Schau auch im Ludwig Forum
Das neudeutsch sogenannte „Szenografiebüro“ Chezweitz der Berliner Architekten Sonja Beeck und Detlef Weitz garantiert als Expertenteam die sinnlich und räumlich adäquat zu erfahrende Inszenierung der Mies‘schen Bauten unter Einsatz verschiedener Medien.
Mies van der Rohe als Kunstsammler, seine Beziehungen zu Picasso, Braque und Maillol sowie seine Collagen präsentiert das Aachener Ludwig Forum vom 27. Oktober 2016 bis zum 5. März 2017 in einer eigenen Ausstellung.
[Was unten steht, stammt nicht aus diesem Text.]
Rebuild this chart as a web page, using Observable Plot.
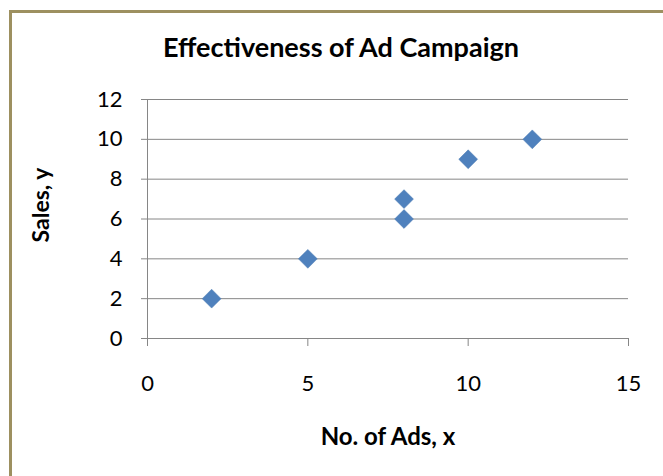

Dabei geht es auch um die künstlerischen Wurzeln im Schaffen des Aachener Baumeisters, erklärte Annette Lagler, die stellvertretende Leiterin des Ludwig Forums.
Am kommenden Montag geht es in Gesprächen mit den Heerlener Ausstellungsmachern um die Beteiligung des Aachener Museums an dem Mies-Projekt. Im Vordergrund werden dabei wohl nach Annette Laglers Worten die Museumspädagogik und die Kunstvermittlung stehen. Überhaupt stellt das umfangreiche Rahmenprogramm mit Vortrags- und Diskussionsforen einen wesentlichen Bestandteil des ganzen Projekts dar.
Das Budget beziffert Schunck-Direktor Kor Bonnema mit 450 000 Euro. „Für uns eine echte Herausforderung.“ Sein Haus ist dabei selbst ein Gedicht und entspricht mit seiner Vollverglasung ganz der Devise Mies van der Rohes, Innen- und Außenraum aufs Schönste eins werden zu lassen.